→ **TO DO**: Look through the data below. Pick out the lines holding the string "this".

→ **STORED RECORDS**:
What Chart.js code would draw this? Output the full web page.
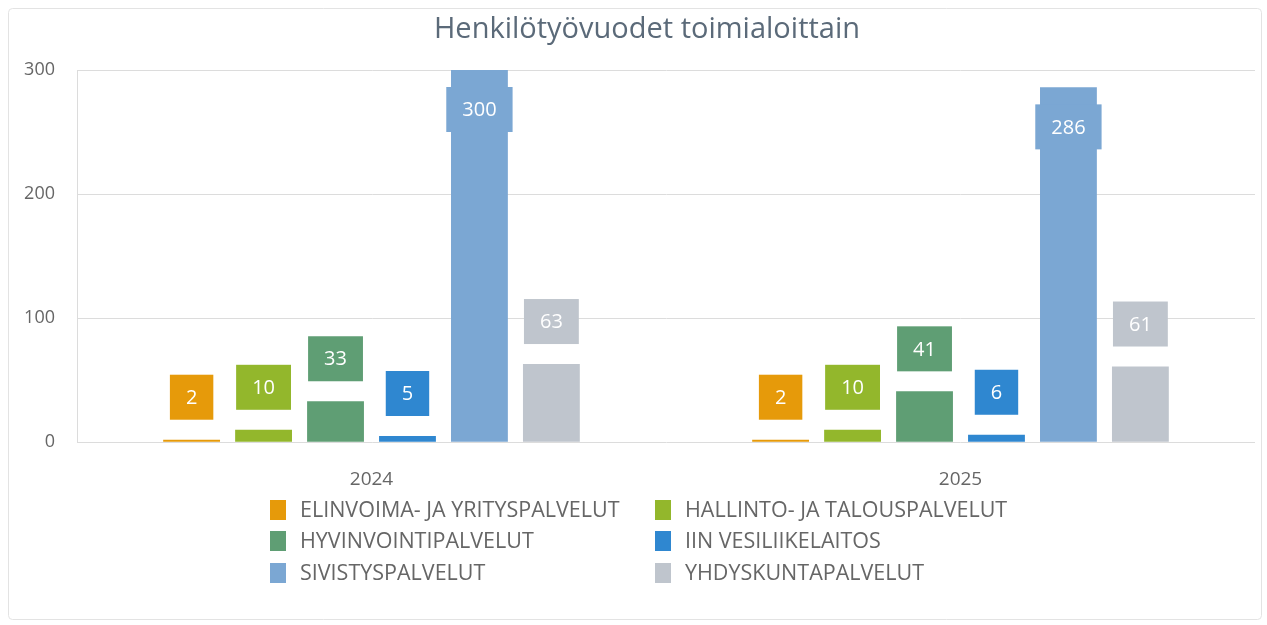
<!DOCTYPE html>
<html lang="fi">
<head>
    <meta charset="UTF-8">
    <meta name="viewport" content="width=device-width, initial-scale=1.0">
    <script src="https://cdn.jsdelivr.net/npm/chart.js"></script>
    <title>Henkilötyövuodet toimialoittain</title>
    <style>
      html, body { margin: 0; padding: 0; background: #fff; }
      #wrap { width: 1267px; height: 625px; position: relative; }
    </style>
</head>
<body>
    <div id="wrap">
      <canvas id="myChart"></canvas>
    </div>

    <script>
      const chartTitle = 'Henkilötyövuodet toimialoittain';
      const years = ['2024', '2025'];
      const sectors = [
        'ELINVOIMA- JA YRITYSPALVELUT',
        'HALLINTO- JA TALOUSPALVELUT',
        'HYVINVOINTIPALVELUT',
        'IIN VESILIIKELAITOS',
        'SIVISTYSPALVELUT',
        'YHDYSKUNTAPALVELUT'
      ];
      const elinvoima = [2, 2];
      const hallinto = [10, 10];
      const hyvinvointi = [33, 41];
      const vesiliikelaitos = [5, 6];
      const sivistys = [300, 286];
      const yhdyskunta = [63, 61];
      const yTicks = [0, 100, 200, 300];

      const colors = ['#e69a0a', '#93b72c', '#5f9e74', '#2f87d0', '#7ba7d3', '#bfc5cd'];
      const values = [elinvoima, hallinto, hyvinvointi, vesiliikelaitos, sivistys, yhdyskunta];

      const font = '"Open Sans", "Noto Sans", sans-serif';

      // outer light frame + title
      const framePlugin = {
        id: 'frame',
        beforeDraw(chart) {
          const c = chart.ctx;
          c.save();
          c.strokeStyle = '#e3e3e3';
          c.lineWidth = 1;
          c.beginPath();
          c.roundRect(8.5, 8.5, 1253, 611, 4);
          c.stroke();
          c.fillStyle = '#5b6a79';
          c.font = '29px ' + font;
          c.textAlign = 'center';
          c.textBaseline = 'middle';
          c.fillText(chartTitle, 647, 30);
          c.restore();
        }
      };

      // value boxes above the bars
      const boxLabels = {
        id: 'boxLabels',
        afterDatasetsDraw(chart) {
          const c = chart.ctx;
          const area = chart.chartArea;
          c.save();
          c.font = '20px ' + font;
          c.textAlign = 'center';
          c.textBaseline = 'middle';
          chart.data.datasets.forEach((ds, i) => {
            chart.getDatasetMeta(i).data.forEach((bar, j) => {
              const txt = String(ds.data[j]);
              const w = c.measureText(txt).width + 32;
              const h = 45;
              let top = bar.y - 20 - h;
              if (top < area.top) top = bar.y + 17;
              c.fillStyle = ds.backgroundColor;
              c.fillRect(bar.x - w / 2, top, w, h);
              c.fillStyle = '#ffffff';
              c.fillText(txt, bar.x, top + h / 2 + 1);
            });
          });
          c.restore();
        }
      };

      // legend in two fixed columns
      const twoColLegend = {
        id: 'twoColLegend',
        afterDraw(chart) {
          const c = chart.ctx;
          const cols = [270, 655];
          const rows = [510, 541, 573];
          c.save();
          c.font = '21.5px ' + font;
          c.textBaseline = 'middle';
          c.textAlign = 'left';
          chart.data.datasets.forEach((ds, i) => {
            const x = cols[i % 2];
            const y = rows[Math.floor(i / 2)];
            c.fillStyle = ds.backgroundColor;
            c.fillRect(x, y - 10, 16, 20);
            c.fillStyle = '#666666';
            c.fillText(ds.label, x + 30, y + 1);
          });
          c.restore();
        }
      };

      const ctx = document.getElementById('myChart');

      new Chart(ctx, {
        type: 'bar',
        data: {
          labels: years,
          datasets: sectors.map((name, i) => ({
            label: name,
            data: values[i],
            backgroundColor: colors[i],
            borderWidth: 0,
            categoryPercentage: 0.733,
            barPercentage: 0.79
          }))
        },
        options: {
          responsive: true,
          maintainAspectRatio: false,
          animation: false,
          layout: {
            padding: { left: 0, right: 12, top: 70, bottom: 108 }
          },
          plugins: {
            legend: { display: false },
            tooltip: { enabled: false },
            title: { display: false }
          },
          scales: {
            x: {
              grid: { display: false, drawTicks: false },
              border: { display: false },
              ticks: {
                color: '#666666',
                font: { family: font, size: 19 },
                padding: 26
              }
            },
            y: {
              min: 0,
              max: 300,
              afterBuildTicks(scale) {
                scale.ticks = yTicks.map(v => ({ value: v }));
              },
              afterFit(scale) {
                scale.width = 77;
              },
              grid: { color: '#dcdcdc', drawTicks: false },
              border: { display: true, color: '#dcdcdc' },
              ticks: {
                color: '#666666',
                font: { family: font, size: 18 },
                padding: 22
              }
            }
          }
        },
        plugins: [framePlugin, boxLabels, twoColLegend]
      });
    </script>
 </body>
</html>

---

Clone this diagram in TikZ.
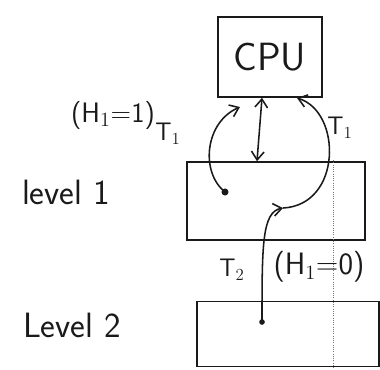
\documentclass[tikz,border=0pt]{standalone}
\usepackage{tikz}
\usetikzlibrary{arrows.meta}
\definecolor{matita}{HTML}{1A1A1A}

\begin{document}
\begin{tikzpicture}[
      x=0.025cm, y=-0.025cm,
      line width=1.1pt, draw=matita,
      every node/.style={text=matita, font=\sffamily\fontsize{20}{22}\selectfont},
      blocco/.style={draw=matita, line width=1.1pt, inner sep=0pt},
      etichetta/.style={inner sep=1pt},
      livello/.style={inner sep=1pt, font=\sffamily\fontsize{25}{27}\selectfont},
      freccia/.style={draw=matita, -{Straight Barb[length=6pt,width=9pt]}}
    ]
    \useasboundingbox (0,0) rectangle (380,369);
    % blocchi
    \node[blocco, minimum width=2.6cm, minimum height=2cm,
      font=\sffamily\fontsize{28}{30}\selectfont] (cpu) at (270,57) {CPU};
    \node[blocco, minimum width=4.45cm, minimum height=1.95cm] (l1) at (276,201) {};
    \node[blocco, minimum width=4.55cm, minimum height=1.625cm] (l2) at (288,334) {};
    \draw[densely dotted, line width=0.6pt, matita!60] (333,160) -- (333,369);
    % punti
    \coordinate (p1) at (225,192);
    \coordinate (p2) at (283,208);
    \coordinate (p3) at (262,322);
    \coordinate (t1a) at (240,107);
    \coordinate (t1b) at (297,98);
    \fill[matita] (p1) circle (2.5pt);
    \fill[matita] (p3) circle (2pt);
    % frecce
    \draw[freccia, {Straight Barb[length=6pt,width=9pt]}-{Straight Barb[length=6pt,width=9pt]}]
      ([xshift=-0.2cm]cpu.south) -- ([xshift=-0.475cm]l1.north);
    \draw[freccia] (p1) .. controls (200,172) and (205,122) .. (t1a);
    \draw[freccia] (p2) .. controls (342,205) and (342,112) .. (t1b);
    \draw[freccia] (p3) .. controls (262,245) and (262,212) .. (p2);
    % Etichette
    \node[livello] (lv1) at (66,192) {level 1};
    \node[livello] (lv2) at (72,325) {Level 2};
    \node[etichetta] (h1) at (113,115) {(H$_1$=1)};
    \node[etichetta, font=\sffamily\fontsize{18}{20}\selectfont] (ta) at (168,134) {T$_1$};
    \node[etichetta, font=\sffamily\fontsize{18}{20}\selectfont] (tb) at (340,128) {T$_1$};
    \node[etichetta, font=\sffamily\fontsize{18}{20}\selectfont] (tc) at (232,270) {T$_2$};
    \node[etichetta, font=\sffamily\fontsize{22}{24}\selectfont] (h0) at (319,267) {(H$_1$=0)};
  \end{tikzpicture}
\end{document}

---

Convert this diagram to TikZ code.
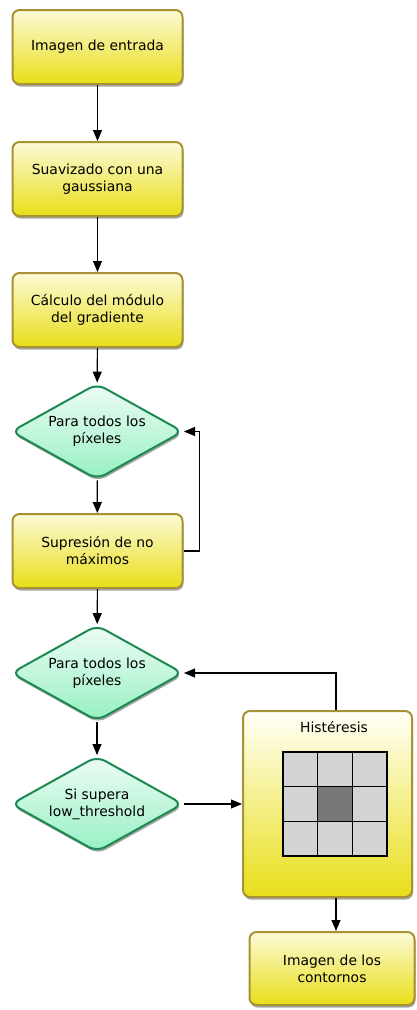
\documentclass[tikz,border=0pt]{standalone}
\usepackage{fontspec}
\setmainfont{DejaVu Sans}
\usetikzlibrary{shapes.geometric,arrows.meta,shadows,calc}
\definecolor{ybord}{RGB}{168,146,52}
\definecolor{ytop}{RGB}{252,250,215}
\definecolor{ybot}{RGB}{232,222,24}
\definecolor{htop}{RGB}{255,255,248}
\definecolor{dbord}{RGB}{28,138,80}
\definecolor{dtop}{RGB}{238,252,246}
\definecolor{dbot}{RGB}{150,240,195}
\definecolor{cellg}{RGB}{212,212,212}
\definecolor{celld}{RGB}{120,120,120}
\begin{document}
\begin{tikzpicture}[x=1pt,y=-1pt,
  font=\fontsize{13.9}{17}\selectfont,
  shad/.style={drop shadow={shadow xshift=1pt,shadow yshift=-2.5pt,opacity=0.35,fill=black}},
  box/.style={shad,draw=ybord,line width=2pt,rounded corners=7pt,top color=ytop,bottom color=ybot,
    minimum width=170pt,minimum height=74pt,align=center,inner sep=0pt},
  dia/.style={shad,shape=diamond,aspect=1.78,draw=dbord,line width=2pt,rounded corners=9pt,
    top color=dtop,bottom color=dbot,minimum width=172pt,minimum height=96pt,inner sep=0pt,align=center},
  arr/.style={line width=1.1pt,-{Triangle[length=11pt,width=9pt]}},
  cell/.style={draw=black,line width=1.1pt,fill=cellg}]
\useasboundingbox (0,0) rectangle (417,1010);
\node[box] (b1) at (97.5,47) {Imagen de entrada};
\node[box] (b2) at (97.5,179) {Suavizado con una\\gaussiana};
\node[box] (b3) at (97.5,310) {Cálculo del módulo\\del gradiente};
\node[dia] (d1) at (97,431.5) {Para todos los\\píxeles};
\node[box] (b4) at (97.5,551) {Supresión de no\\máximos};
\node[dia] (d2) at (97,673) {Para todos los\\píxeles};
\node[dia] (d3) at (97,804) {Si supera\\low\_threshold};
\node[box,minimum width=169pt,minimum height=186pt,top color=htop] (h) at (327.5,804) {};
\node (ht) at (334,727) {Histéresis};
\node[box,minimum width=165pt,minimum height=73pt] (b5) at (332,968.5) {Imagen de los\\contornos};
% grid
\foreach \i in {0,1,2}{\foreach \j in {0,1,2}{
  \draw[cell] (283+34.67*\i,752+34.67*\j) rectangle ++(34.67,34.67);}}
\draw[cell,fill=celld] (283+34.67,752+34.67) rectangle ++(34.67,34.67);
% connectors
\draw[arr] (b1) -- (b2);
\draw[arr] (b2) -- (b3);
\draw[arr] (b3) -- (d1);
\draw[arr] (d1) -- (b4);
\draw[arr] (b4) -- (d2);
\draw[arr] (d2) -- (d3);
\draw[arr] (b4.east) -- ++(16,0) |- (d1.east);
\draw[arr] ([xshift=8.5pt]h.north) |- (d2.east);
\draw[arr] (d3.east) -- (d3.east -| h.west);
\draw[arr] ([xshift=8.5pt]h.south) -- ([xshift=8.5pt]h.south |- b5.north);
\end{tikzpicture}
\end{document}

→ **SOLUTION TO THE EXERCISE**:
What Chart.js code would draw this? Output the full web page.
Clone this diagram in TikZ.
Convert this diagram to TikZ code.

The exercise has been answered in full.